One of the most interesting developments in this application of magnetic fabric was a new understanding of the microscopic mechanism that leads to magnetic fabrics caused by igneous flow. Hargraves et al. [1991] pointed out that although magnetic fabric in igneous rocks has been shown to accurately mimic non-magnetic indicators of flow when the rocks were examined microscopically the magnetic grains carrying the AMS do not usually show shape anisotropy. The typical magnetic grains in an igneous rock are either equidimensional or skeletal in shape and should not produce the strong magnetic anisotropy usually observed. Hargraves et al. [1991] suggested that it was not the preferred orientation of anisotropic magnetic grains that leads to magnetic fabric in igneous rocks, but rather an anisotropic distribution of the isotropic magnetic grains which causes them to interact magnetically. Moreover this anisotropic distribution of magnetic grains is imposed when the grains grow at late stages in the igneous process in an already crystallized template of silicate grains. Hargraves et al. supported this model with experiments in which rocks were sliced and glass slides were inserted between the rock slices. This led to the development of an AMS fabric in which the minimum axis was oriented perpendicular to the rock/glass slices. Stephenson [1994] presented some simple theoretical models which supported the Hargraves et al. [1991] model of distribution anisotropy. In these simple models, lines or planes of magnetically-interacting equidimensional magnetic particles were shown to produce susceptibility anisotropy. Unfortunately, Stephenson's models also indicate that susceptibility measurements alone will be unable to distinguish between distributional anisotropies and anisotropies arising from preferred orientations of anisotropic grains.
Staudigel et al. [1992] used the AMS of sheeted dikes in the Troodos ophiolite to make an important contribution to our understanding of how oceanic crust is emplaced at a mid-oceanic spreading center. Previous models of oceanic crust emplacement postulated only vertical flow in the sheeted dikes found in the seafloor. Staudigel et al.'s AMS measurements suggested significant lateral flow in the Troodos sheeted dikes, thus leading to a reexamination of our ideas about mid-ocean ridge igneous plumbing systems. Progress was made in distinguishing primary flow fabrics from later tectonic fabrics in Precambrian rocks [ Cadman et al., 1992] or determining the regional flow patterns in the Mackenzie radiating dike swarm [ Ernst and Barager, 1992].
Work continued this quadrennium on the flow fabrics of extrusive igneous rocks, primarily ash fall tuffs. Hillhouse and Wells [1991] completed a comprehensive magnetic fabric study of the Peach Springs tuff in the southwestern United States.
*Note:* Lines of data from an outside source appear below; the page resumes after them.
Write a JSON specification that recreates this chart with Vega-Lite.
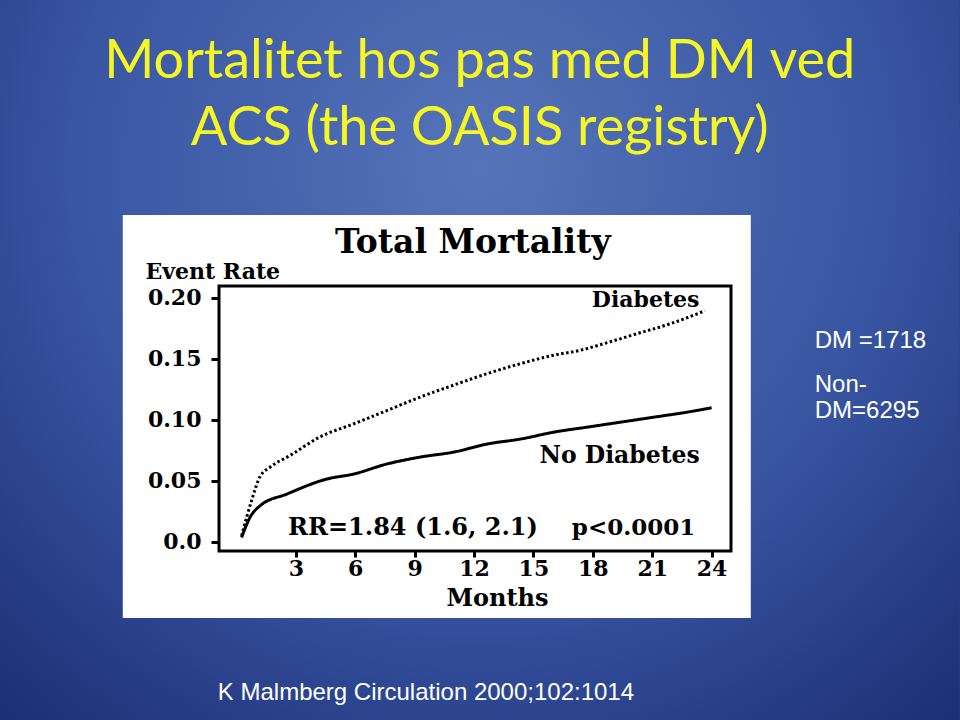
{
  "$schema": "https://vega.github.io/schema/vega-lite/v6.json",
  "width": 512,
  "height": 265,
  "autosize": {"type": "none"},
  "padding": {"left": 219, "top": 286, "right": 229, "bottom": 169},
  "background": "#2a4088",
  "config": {
    "view": {"stroke": null},
    "axis": {
      "domain": false, "grid": false, "tickColor": "black", "tickWidth": 3,
      "labelColor": "black", "labelFont": "DejaVu Serif", "labelFontWeight": "bold",
      "titleFont": "DejaVu Serif", "titleFontWeight": "bold", "titleColor": "black", "zindex": 1
    }
  },
  "datasets": {
    "curves": [
      {"group": "Diabetes", "month": 0.26, "rate": 0.0048},
      {"group": "Diabetes", "month": 0.77, "rate": 0.034},
      {"group": "Diabetes", "month": 1.18, "rate": 0.053},
      {"group": "Diabetes", "month": 1.69, "rate": 0.061},
      {"group": "Diabetes", "month": 2.7, "rate": 0.0706},
      {"group": "Diabetes", "month": 4.21, "rate": 0.0858},
      {"group": "Diabetes", "month": 5.92, "rate": 0.0966},
      {"group": "Diabetes", "month": 7.6, "rate": 0.1075},
      {"group": "Diabetes", "month": 9.29, "rate": 0.1186},
      {"group": "Diabetes", "month": 10.98, "rate": 0.1284},
      {"group": "Diabetes", "month": 12.67, "rate": 0.1378},
      {"group": "Diabetes", "month": 14.36, "rate": 0.146},
      {"group": "Diabetes", "month": 16.06, "rate": 0.153},
      {"group": "Diabetes", "month": 17.39, "rate": 0.157},
      {"group": "Diabetes", "month": 18.59, "rate": 0.1625},
      {"group": "Diabetes", "month": 20.27, "rate": 0.1707},
      {"group": "Diabetes", "month": 21.96, "rate": 0.1789},
      {"group": "Diabetes", "month": 23.66, "rate": 0.1893},
      {"group": "No Diabetes", "month": 0.26, "rate": 0.0034},
      {"group": "No Diabetes", "month": 0.68, "rate": 0.0198},
      {"group": "No Diabetes", "month": 1.18, "rate": 0.0293},
      {"group": "No Diabetes", "month": 2.55, "rate": 0.0391},
      {"group": "No Diabetes", "month": 4.57, "rate": 0.0514},
      {"group": "No Diabetes", "month": 5.92, "rate": 0.0555},
      {"group": "No Diabetes", "month": 7.6, "rate": 0.0637},
      {"group": "No Diabetes", "month": 9.29, "rate": 0.0694},
      {"group": "No Diabetes", "month": 10.98, "rate": 0.0735},
      {"group": "No Diabetes", "month": 12.67, "rate": 0.0801},
      {"group": "No Diabetes", "month": 14.36, "rate": 0.0842},
      {"group": "No Diabetes", "month": 16.06, "rate": 0.0899},
      {"group": "No Diabetes", "month": 17.75, "rate": 0.094},
      {"group": "No Diabetes", "month": 19.44, "rate": 0.0981},
      {"group": "No Diabetes", "month": 21.13, "rate": 0.1022},
      {"group": "No Diabetes", "month": 22.8, "rate": 0.1063},
      {"group": "No Diabetes", "month": 24.0, "rate": 0.1098}
    ],
    "one": [{"n": 1}]
  },
  "layer": [
    {
      "data": {"name": "one"},
      "mark": {
        "type": "rect",
        "fill": {
          "gradient": "radial", "x1": 0.5, "y1": 0.3, "r1": 0, "x2": 0.5, "y2": 0.3, "r2": 0.78,
          "stops": [{"offset": 0, "color": "#5574b9"}, {"offset": 0.55, "color": "#3855a2"}, {"offset": 1, "color": "#1b2c72"}]
        }
      },
      "encoding": {
        "x": {"datum": -11.95, "type": "quantitative", "scale": {"domain": [-0.88, 24.98], "nice": false, "zero": false}}, "x2": {"datum": 36.53},
        "y": {"datum": 0.444, "type": "quantitative", "scale": {"domain": [-0.0076, 0.2096], "nice": false, "zero": false}}, "y2": {"datum": -0.1461}
      }
    },
    {
      "data": {"name": "one"},
      "mark": {"type": "rect", "fill": "white"},
      "encoding": {
        "x": {"datum": -5.74, "type": "quantitative"}, "x2": {"datum": 25.98},
        "y": {"datum": 0.2678, "type": "quantitative"}, "y2": {"datum": -0.0625}
      }
    },
    {
      "data": {"name": "one"},
      "mark": {"type": "rect", "filled": false, "stroke": "black", "strokeWidth": 3},
      "encoding": {
        "x": {"datum": -0.88, "type": "quantitative"}, "x2": {"datum": 24.98},
        "y": {"datum": -0.0076, "type": "quantitative"}, "y2": {"datum": 0.2096}
      }
    },
    {
      "data": {"name": "curves"},
      "mark": {"type": "line", "color": "black", "strokeWidth": 3, "interpolate": "monotone"},
      "encoding": {
        "x": {
          "field": "month", "type": "quantitative",
          "scale": {"domain": [-0.88, 24.98], "nice": false, "zero": false},
          "axis": {
            "values": [3, 6, 9, 12, 15, 18, 21, 24], "tickSize": 6, "labelPadding": 1,
            "labelFontSize": 22, "title": "Months", "titleFontSize": 24, "zindex": 1,
            "titleX": 278, "titleY": 54, "titleAlign": "center", "titleBaseline": "alphabetic"
          }
        },
        "y": {
          "field": "rate", "type": "quantitative",
          "scale": {"domain": [-0.0076, 0.2096], "nice": false, "zero": false},
          "axis": {
            "values": [0, 0.05, 0.1, 0.15, 0.2], "tickSize": 8, "labelPadding": 10,
            "labelFontSize": 22, "zindex": 1,
            "labelExpr": "datum.value == 0 ? '0.0' : format(datum.value, '.2f')",
            "title": "Event Rate", "titleFontSize": 22, "titleAngle": 0, "titleAlign": "left",
            "titleBaseline": "alphabetic", "titleX": -74, "titleY": -8
          }
        },
        "strokeDash": {
          "field": "group", "type": "nominal", "legend": null,
          "scale": {"domain": ["Diabetes", "No Diabetes"], "range": [[2.5, 2.5], [1, 0]]}
        }
      }
    },
    {
      "data": {"name": "one"},
      "mark": {"type": "text", "text": "Mortalitet hos pas med DM ved", "font": "Lato", "fontSize": 54, "align": "center", "baseline": "alphabetic", "color": "#f6f626"},
      "encoding": {"x": {"datum": 12.29, "type": "quantitative"}, "y": {"datum": 0.3801, "type": "quantitative"}}
    },
    {
      "data": {"name": "one"},
      "mark": {"type": "text", "text": "ACS (the OASIS registry)", "font": "Lato", "fontSize": 54, "align": "center", "baseline": "alphabetic", "color": "#f6f626"},
      "encoding": {"x": {"datum": 12.29, "type": "quantitative"}, "y": {"datum": 0.3252, "type": "quantitative"}}
    },
    {
      "data": {"name": "one"},
      "mark": {"type": "text", "text": "Total Mortality", "font": "DejaVu Serif", "fontWeight": "bold", "fontSize": 33, "align": "center", "baseline": "alphabetic", "color": "black"},
      "encoding": {"x": {"datum": 11.94, "type": "quantitative"}, "y": {"datum": 0.2366, "type": "quantitative"}}
    },
    {
      "data": {"name": "one"},
      "mark": {"type": "text", "text": "Diabetes", "font": "DejaVu Serif", "fontWeight": "bold", "fontSize": 22, "align": "left", "baseline": "alphabetic", "color": "black"},
      "encoding": {"x": {"datum": 17.95, "type": "quantitative"}, "y": {"datum": 0.1924, "type": "quantitative"}}
    },
    {
      "data": {"name": "one"},
      "mark": {"type": "text", "text": "No Diabetes", "font": "DejaVu Serif", "fontWeight": "bold", "fontSize": 23.5, "align": "right", "baseline": "alphabetic", "color": "black"},
      "encoding": {"x": {"datum": 23.4, "type": "quantitative"}, "y": {"datum": 0.0645, "type": "quantitative"}}
    },
    {
      "data": {"name": "one"},
      "mark": {"type": "text", "text": "RR=1.84 (1.6, 2.1)", "font": "DejaVu Serif", "fontWeight": "bold", "fontSize": 24, "align": "left", "baseline": "alphabetic", "color": "black"},
      "encoding": {"x": {"datum": 2.61, "type": "quantitative"}, "y": {"datum": 0.0055, "type": "quantitative"}}
    },
    {
      "data": {"name": "one"},
      "mark": {"type": "text", "text": "p<0.0001", "font": "DejaVu Serif", "fontWeight": "bold", "fontSize": 23, "align": "left", "baseline": "alphabetic", "color": "black"},
      "encoding": {"x": {"datum": 16.94, "type": "quantitative"}, "y": {"datum": 0.0055, "type": "quantitative"}}
    },
    {
      "data": {"name": "one"},
      "mark": {"type": "text", "text": "DM =1718", "font": "Liberation Sans", "fontSize": 24, "align": "left", "baseline": "alphabetic", "color": "white"},
      "encoding": {"x": {"datum": 29.21, "type": "quantitative"}, "y": {"datum": 0.1588, "type": "quantitative"}}
    },
    {
      "data": {"name": "one"},
      "mark": {"type": "text", "text": "Non-", "font": "Liberation Sans", "fontSize": 24, "align": "left", "baseline": "alphabetic", "color": "white"},
      "encoding": {"x": {"datum": 29.21, "type": "quantitative"}, "y": {"datum": 0.1227, "type": "quantitative"}}
    },
    {
      "data": {"name": "one"},
      "mark": {"type": "text", "text": "DM=6295", "font": "Liberation Sans", "fontSize": 24, "align": "left", "baseline": "alphabetic", "color": "white"},
      "encoding": {"x": {"datum": 29.21, "type": "quantitative"}, "y": {"datum": 0.1014, "type": "quantitative"}}
    },
    {
      "data": {"name": "one"},
      "mark": {"type": "text", "text": "K Malmberg Circulation 2000;102:1014", "font": "Liberation Sans", "fontSize": 24, "align": "left", "baseline": "alphabetic", "color": "white"},
      "encoding": {"x": {"datum": -0.94, "type": "quantitative"}, "y": {"datum": -0.1298, "type": "quantitative"}}
    }
  ]
}
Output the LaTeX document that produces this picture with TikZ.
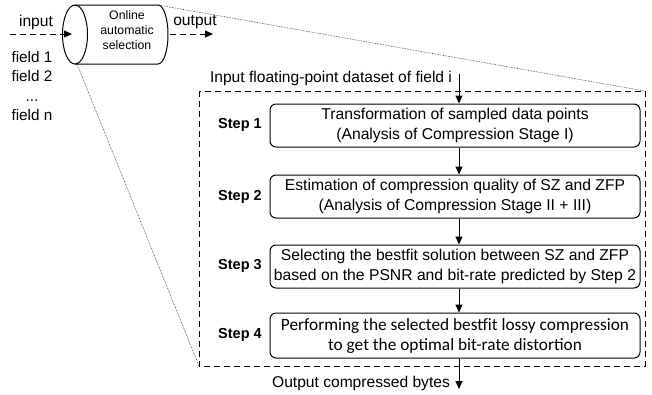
\documentclass[tikz,border=0pt]{standalone}
\usepackage{fontspec}
\setmainfont{Liberation Sans}
\newfontfamily\calib{Carlito}
\usetikzlibrary{arrows.meta,calc}
\begin{document}
\begin{tikzpicture}[x=1pt,y=-1pt,
  stepbox/.style={draw, rounded corners=6pt, minimum width=370pt, minimum height=43pt, align=center, inner sep=0pt, font=\fontsize{15.7}{20}\selectfont, line width=1pt},
  steplabel/.style={font=\bfseries\fontsize{14.5}{16}\selectfont},
  txt/.style={font=\fontsize{15.6}{20}\selectfont, inner sep=0pt},
  arr/.style={-{Triangle[length=8pt,width=7pt]}, line width=1pt},
  darr/.style={arr, dash pattern=on 6pt off 4pt},
  dotline/.style={densely dotted, line width=0.6pt, black!85},
  frame/.style={draw, dash pattern=on 6pt off 4pt, line width=1pt}]
\useasboundingbox (0,0) rectangle (652,394);

% cylinder
\draw[line width=1pt] (75,34.5) ellipse [x radius=12.5, y radius=29.5];
\draw[line width=1pt] (75,5) -- (158,5) arc[start angle=-90, end angle=90, x radius=10, y radius=29.5] -- (75,64);
\node[align=center, font=\fontsize{12.3}{15}\selectfont, inner sep=0pt] (cyl) at (127,30) {Online\\automatic\\selection};
\coordinate (ctop) at (158,5);
\coordinate (cbot) at (77,64);

% input / output
\coordinate (inS) at (10,34);
\coordinate (inE) at (72,34);
\coordinate (outS) at (170,34);
\coordinate (outE) at (213,34);
\draw[darr] (inS) -- (inE);
\draw[darr] (outS) -- (outE);
\node[txt] (inlbl) at (36,22) {input};
\node[txt] (outlbl) at (195,22) {output};
\node[txt, align=center, font=\fontsize{15.3}{19.3}\selectfont] (fields) at (32,86) {field 1\\field 2\\...\\field n};

% dashed frame
\coordinate (fTL) at (199,91);
\coordinate (fBR) at (645,366);
\draw[frame] (fTL) rectangle (fBR);
\coordinate (fTR) at (645,91);
\coordinate (fBL) at (199,366);
\draw[dotline] (ctop) -- (fTR);
\draw[dotline] (cbot) -- (fBL);

% steps
\node[stepbox] (s1) at (455,125.5) {Transformation of sampled data points\\(Analysis of Compression Stage I)};
\node[stepbox] (s2) at (455,196.5) {Estimation of compression quality of SZ and ZFP\\(Analysis of Compression Stage II + III)};
\node[stepbox] (s3) at (455,266.5) {Selecting the bestfit solution between SZ and ZFP\\based on the PSNR and bit-rate predicted by Step 2};
\node[stepbox, minimum height=45pt, font=\calib\fontsize{17.3}{20}\selectfont] (s4) at (455,335.5) {Performing the selected bestfit lossy compression\\to get the optimal bit-rate distortion};

\node[steplabel] (l1) at (240,125) {Step 1};
\node[steplabel] (l2) at (240,197) {Step 2};
\node[steplabel] (l3) at (240,266) {Step 3};
\node[steplabel] (l4) at (240,335) {Step 4};

\coordinate (ax) at (459,0);
\node[txt] (inds) at (331,78) {Input floating-point dataset of field i};
\coordinate (inA) at (459,74);
\draw[arr] (inA) -- (s1.north -| ax);
\draw[arr] (s1.south -| ax) -- (s2.north -| ax);
\draw[arr] (s2.south -| ax) -- (s3.north -| ax);
\draw[arr] (s3.south -| ax) -- (s4.north -| ax);
\coordinate (outA) at (459,389);
\draw[arr] (s4.south -| ax) -- (outA);
\node[txt] (outds) at (361,383) {Output compressed bytes};
\end{tikzpicture}
\end{document}
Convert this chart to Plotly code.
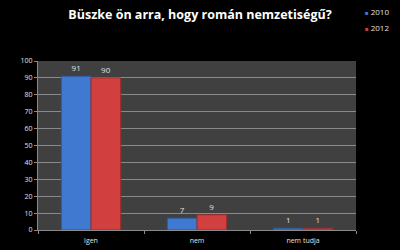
import plotly.graph_objects as go

categories = ["igen", "nem", "nem tudja"]
series_names = ["2010", "2012"]
values_2010 = [91, 7, 1]
values_2012 = [90, 9, 1]
y_ticks = list(range(0, 101, 10))

colors = ["#3f7ad0", "#d23f3f"]
edge = ["#2c5a9e", "#9e2c2c"]

fig = go.Figure()
for name, vals, c, e in zip(series_names, [values_2010, values_2012], colors, edge):
    fig.add_trace(go.Bar(
        x=categories, y=vals, name=name,
        marker=dict(color=c, line=dict(color=e, width=1)),
        text=[str(v) for v in vals], textposition="outside",
        textfont=dict(color="#e0e0e0", size=8, family="Open Sans"),
        cliponaxis=False, showlegend=False,
    ))

# legend drawn as text entries
for i, (name, c) in enumerate(zip(series_names, colors)):
    fig.add_annotation(
        xref="paper", yref="paper", x=1.022, y=1.29 - i * 0.09,
        xanchor="left", yanchor="middle", showarrow=False,
        text=f"<span style='color:{c};font-size:6px'>■</span> {name}",
        font=dict(color="#e0e0e0", size=8, family="Open Sans"),
    )

fig.update_layout(
    width=400, height=250,
    margin=dict(l=38, r=44, t=61, b=20),
    paper_bgcolor="black", plot_bgcolor="#404040",
    barmode="group", bargap=0.44, bargroupgap=0,
    title=dict(text="<b>Büszke ön arra, hogy román nemzetiségű?</b>",
               x=0.5, xanchor="center", y=0.94, yanchor="middle",
               font=dict(color="white", size=12.5, family="Open Sans")),
    showlegend=False,
    font=dict(family="Open Sans", color="#e0e0e0", size=8),
)
fig.update_yaxes(range=[0, 100], tickvals=y_ticks, showgrid=True,
                 gridcolor="#8a8a8a", gridwidth=1, showline=True,
                 linecolor="#8a8a8a", ticks="outside", ticklen=3,
                 tickcolor="#8a8a8a", tickfont=dict(size=7, color="#e0e0e0"),
                 zeroline=False, automargin=False)
fig.update_xaxes(showline=True, linecolor="#8a8a8a", ticks="outside",
                 tickson="boundaries", ticklen=3, tickcolor="#8a8a8a",
                 ticklabelstandoff=4, automargin=False,
                 tickfont=dict(size=7, color="#e0e0e0"))

fig.write_html("out.html")
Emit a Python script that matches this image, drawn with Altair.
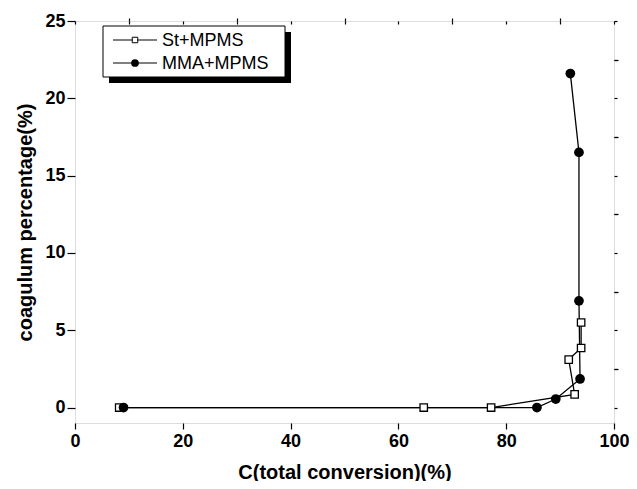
import altair as alt
import pandas as pd

# Data
st_x = [8.2, 64.7, 77.2, 92.7, 91.6, 93.9, 93.9]
st_y = [0.0, 0.0, 0.0, 0.85, 3.1, 3.85, 5.5]
mma_x = [9.0, 85.7, 89.2, 93.7, 93.5, 93.5, 91.9]
mma_y = [0.0, 0.0, 0.55, 1.85, 6.9, 16.5, 21.6]
series_names = ["St+MPMS", "MMA+MPMS"]
x_major = [0, 20, 40, 60, 80, 100]
x_minor = [10, 30, 50, 70, 90]
y_major = [0, 5, 10, 15, 20, 25]
y_minor = [2.5, 7.5, 12.5, 17.5, 22.5]

rows = []
for i, (x, y) in enumerate(zip(st_x, st_y)):
    rows.append({"x": x, "y": y, "s": series_names[0], "o": i})
for i, (x, y) in enumerate(zip(mma_x, mma_y)):
    rows.append({"x": x, "y": y, "s": series_names[1], "o": i})
df = pd.DataFrame(rows)

FONT = "Liberation Sans"
W, H = 539, 402
xs = alt.Scale(domain=[0, 100], nice=False, zero=False)
ys = alt.Scale(domain=[-1, 25], nice=False, zero=False)

base = alt.Chart(df)

lines = base.mark_line(color="black", strokeWidth=1.3).encode(
    x=alt.X("x:Q", scale=xs, axis=alt.Axis(
        values=x_major, title="C(total conversion)(%)", domain=False, grid=False,
        tickSize=6, tickColor="black", tickWidth=1.2, labelFont=FONT, labelFontSize=18,
        labelFontWeight="bold", labelColor="black", labelPadding=3,
        titleFont=FONT, titleFontSize=20, titleFontWeight="bold", titleColor="black",
        titlePadding=12, labelFlush=False)),
    y=alt.Y("y:Q", scale=ys, axis=alt.Axis(
        values=y_major, title="coagulum percentage(%)", domain=False, grid=False,
        tickSize=8, tickColor="black", tickWidth=1.2, labelFont=FONT, labelFontSize=18,
        labelFontWeight="bold", labelColor="black", labelPadding=2,
        titleFont=FONT, titleFontSize=20, titleFontWeight="bold", titleColor="black",
        titlePadding=9, labelFlush=False)),
    detail="s:N",
    order="o:Q",
)

sq = base.transform_filter(alt.datum.s == series_names[0]).mark_point(
    shape="square", size=55, filled=True, fill="white", stroke="black", strokeWidth=1.3, opacity=1
).encode(
    x=alt.X("x:Q", scale=xs, axis=alt.Axis(values=x_minor, labels=False, title=None, domain=False,
                                           grid=False, tickSize=3, tickColor="black", tickWidth=1.2)),
    y=alt.Y("y:Q", scale=ys, axis=alt.Axis(values=y_minor, labels=False, title=None, domain=False,
                                           grid=False, tickSize=4, tickColor="black", tickWidth=1.2)),
)

ci = base.transform_filter(alt.datum.s == series_names[1]).mark_circle(
    size=95, color="black", opacity=1
).encode(
    x=alt.X("x:Q", scale=xs, axis=alt.Axis(orient="top", values=x_major + x_minor, labels=False,
                                           title=None, domain=False, grid=False, tickSize=3,
                                           offset=-3, tickColor="black", tickWidth=1.2)),
    y=alt.Y("y:Q", scale=ys, axis=alt.Axis(orient="right", values=y_major + y_minor, labels=False,
                                           title=None, domain=False, grid=False, tickSize=3,
                                           tickColor="black", tickWidth=1.2)),
)

one = pd.DataFrame({"k": [0]})
lb = alt.Chart(one)
shadow = lb.mark_rect(color="black").encode(
    x=alt.value(34), x2=alt.value(216), y=alt.value(11), y2=alt.value(62))
box = lb.mark_rect(fill="white", stroke="black", strokeWidth=1).encode(
    x=alt.value(28), x2=alt.value(210), y=alt.value(5), y2=alt.value(56))

leg_y = [19, 42]
leg_layers = []
for i, name in enumerate(series_names):
    yy = leg_y[i]
    leg_layers.append(lb.mark_rule(color="black", strokeWidth=1.2).encode(
        x=alt.value(38), x2=alt.value(82), y=alt.value(yy)))
    if i == 0:
        leg_layers.append(lb.mark_point(shape="square", size=30, filled=True, fill="white",
                                        stroke="black", strokeWidth=1, opacity=1).encode(
            x=alt.value(60), y=alt.value(yy)))
    else:
        leg_layers.append(lb.mark_circle(size=60, color="black", opacity=1).encode(
            x=alt.value(60), y=alt.value(yy)))
    leg_layers.append(lb.mark_text(align="left", baseline="middle", font=FONT, fontSize=18,
                                   color="black").encode(
        x=alt.value(87), y=alt.value(yy + 1), text=alt.value(name)))

chart = alt.layer(lines, sq, ci, shadow, box, *leg_layers).resolve_axis(
    x="independent", y="independent"
).properties(
    width=W, height=H,
    autosize=alt.AutoSizeParams(type="none"),
    padding={"left": 67, "top": 13, "right": 15, "bottom": 58},
).configure_view(stroke="black", strokeWidth=1.3).configure(background="white")

chart.save("out.html", embed_options={"renderer": "svg", "actions": False})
They used AMS measurements of flow azimuths in the tuff to find the location of the now-eroded source area for the regionally extensive rhyolitic ash fall tuff. Hillhouse and Wells found flow lineations in 30 of the 42 sites they measured which radiated away from the center of the Peach Springs Tuff outcrop area. They also found a flow foliation which was imbricated and dipped away from the distal margins of the Peach Springs Tuff exposure area and towards the postulated source area. This result adds to accumulating evidence that flow imbrication of the magnetic fabric can be a useful way to determine the actual direction of flow in an igneous rock. Palmer et al. [1991] also used AMS to find source areas for ash fall tuffs as part of a larger paleomagnetic study of mid-Tertiary volcanic rocks in northeastern Nevada. Maximum axes of the AMS ellipsoid could be used as a measure of flow azimuth in these tuffs. In addition, the removal of unusual patterns in the distribution of the AMS minimum axes was used to support tilt corrections applied to the magnetic data.
The effect of magnetic mineral alteration on magnetic fabric was the focus of Seaman et al.'s [1991] study of the Bloodgood Canyon and Shelley Peak Tuffs of southwestern New Mexico. They found that alteration of primary magnetite, biotite and other Fe-bearing minerals to secondary hematite caused a degradation in the AMS flow lineations. The altered tuffs had much lower bulk susceptibilities and scattered within-site AMS results than the less altered tuffs. Consistent igneous flow lineations were extracted from the data after it had been categorized following the scheme proposed by Knight et al. [1986] in which sites are classified based on the within-site dispersion of the principal susceptibility axes. In another study of flow lineations in the Bloodgood Canyon Tuff, Seaman and Williams [1992] show that the center-to-center method of strain analysis [ Fry, 1979] can be used to estimate flow lineations in ash-flow tuffs. Flow lineations determined by center-to-center measurements agree well with AMS flow lineations.
In the only volcanic flow fabric study this past quadrennium on non-tuff aceous extrusive rocks MacDonald et al. [1992] investigated the possibility of using AMS to determine flow in a trachydacitic lava in the Egan Range volcanic complex of Nevada. Locally AMS lineations agreed with petrologic indicators of flow, but the flow patterns were so complex in this viscous magma that it was not possible to detect the location of the volcanic source area.